- 84
Wei Dong B. 1968
Description
- Wei Dong
- Companions-No.4
Ink and colour on paper, framed
Catalogue Note
The complex painterly tapestries that make up Wei Dong's work look at once back on the traditions of Chinese painting and out on the Western iconographical tradition. The present work (Lot 84), in ink and color on paper, belongs to the "Comparisons" series, in which the artist generally takes Ming landscape paintings as backdrops for his signature compositions of androgynous and racially ambiguous figures clad in disconcerting outfits often covered in visual references to politics and pop culture. Here, however, Wei Dong has chosen to frame his composition with figures based on the well-known early Yuan Dynasty murals at the Daoist Yongle Palace in Shanxi province. The quotations are direct, as in the case of the "jade woman" bearing a bowl of fruit at the center of this composition. This figure in its original version is regarded as one of the highlights of the Yongle Palace murals, and adorns the cover of the standard reference on them.

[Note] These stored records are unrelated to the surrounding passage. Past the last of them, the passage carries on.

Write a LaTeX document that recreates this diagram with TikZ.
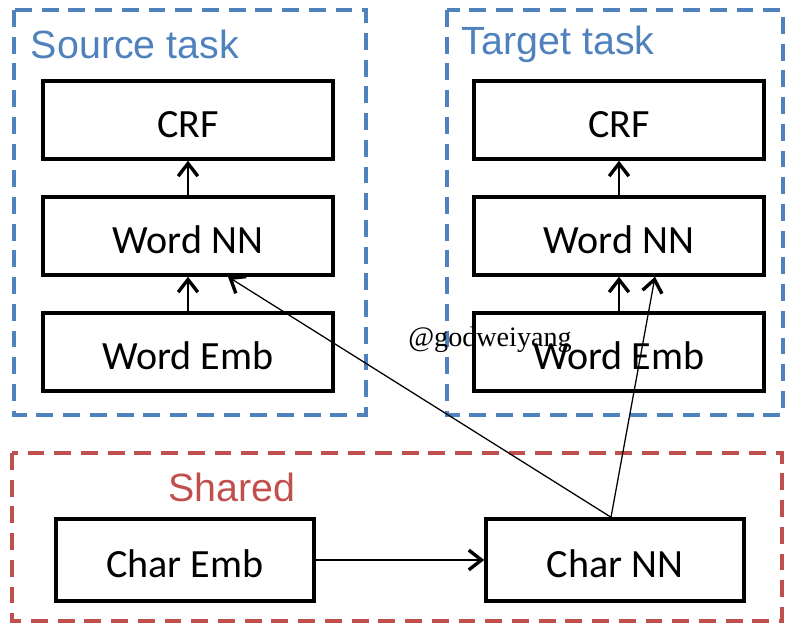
\documentclass[tikz,border=0pt]{standalone}
\usepackage{fontspec}
\setmainfont{Carlito}
\newfontfamily\labelfont{Liberation Sans}
\newfontfamily\markfont{Liberation Serif}
\usetikzlibrary{arrows.meta}
\definecolor{taskblue}{HTML}{4F81BD}
\definecolor{sharedred}{HTML}{C0504D}
\begin{document}
\begin{tikzpicture}[x=0.025cm,y=-0.025cm,
    layer/.style={draw,line width=2.5pt,minimum width=7.25cm,minimum height=1.95cm,
      text height=25pt,text depth=0pt,font=\fontsize{28.5}{30}\selectfont},
    charlayer/.style={layer,minimum width=6.45cm,minimum height=2.05cm},
    group/.style={dashed,line width=2.6pt,dash pattern=on 12pt off 7pt},
    grouplabel/.style={font=\labelfont\fontsize{28}{30}\selectfont},
    flow/.style={-{Straight Barb[length=9pt,width=14pt,line width=2.4pt]},line width=0.9pt}]
  \useasboundingbox (0,0) rectangle (804,635);
  % task and shared groups
  \draw[group,taskblue] (14,10) rectangle (366,415);
  \draw[group,taskblue] (447,10) rectangle (783,415);
  \draw[group,sharedred] (12,453) rectangle (782,621);
  \node[grouplabel,taskblue,anchor=west] (srclabel) at (26,44) {Source task};
  \node[grouplabel,taskblue,anchor=west] (tgtlabel) at (457,44) {Target task};
  \node[grouplabel,sharedred] (sharedlabel) at (232,487) {Shared};
  \draw
    (188,120) node[layer] (srccrf){CRF}
    (188,236) node[layer] (srcnn){Word NN}
    (188,352) node[layer] (srcemb){Word Emb}
    (619,120) node[layer] (tgtcrf){CRF}
    (619,236) node[layer] (tgtnn){Word NN}
    (619,352) node[layer] (tgtemb){Word Emb}
    (185,560) node[charlayer] (charemb){Char Emb}
    (615,560) node[charlayer] (charnn){Char NN};
  \node[font=\markfont\fontsize{20}{22}\selectfont] (mark) at (490,340) {@godweiyang};
  \begin{scope}[flow]
    \draw (srcnn) to (srccrf);
    \draw (srcemb) to (srcnn);
    \draw (tgtnn) to (tgtcrf);
    \draw (tgtemb) to (tgtnn);
    \draw ([xshift=-0.1cm]charnn.north) to ([xshift=0.9cm]tgtnn.south);
    \draw ([xshift=-0.1cm]charnn.north) to ([xshift=1cm]srcnn.south);
    \draw (charemb) to (charnn);
  \end{scope}
\end{tikzpicture}
\end{document}
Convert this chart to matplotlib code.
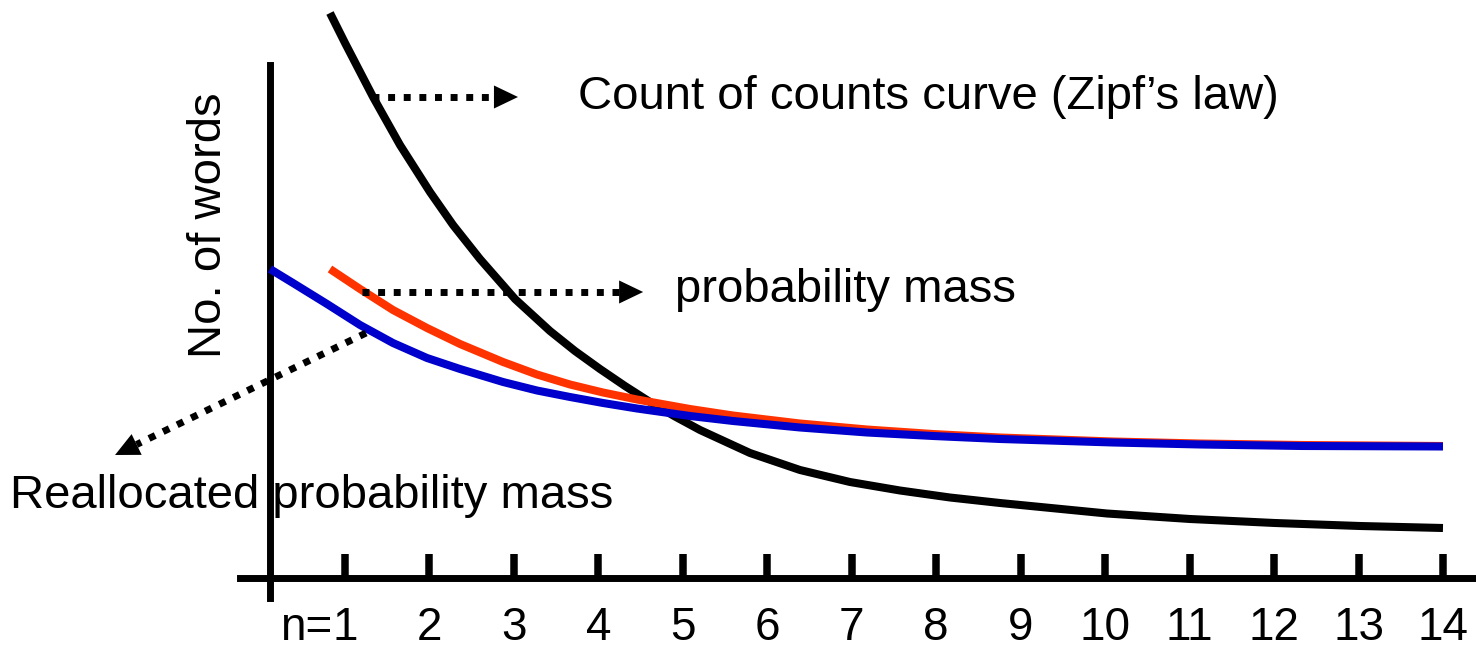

Against this background of classical forms and muted colors, Wei Dong sets his menagerie of gaudy, almost raucous contemporary caricatures. Bare-breasted women bound in chains, uniformed guards sporting red Cultural Revolution-style armbands, mallard ducks and propaganda posters: these incongruous elements populate the pictorial space in full color, creating a productive tension between these two painted realms. The tension actually opens up the image to multiple interpretations, ultimately bringing it beyond the simple dichotomies of East and West, tradition and modernity. The true angst in this image - felt most in the spaces where the muted, often stern expressions of the Daoist guardians meet the Hieronymus Bosch-like decadence of the colored figures who have come to entwine them - speaks to the exigencies of the current situation in China, where worlds collide with little regard for each other.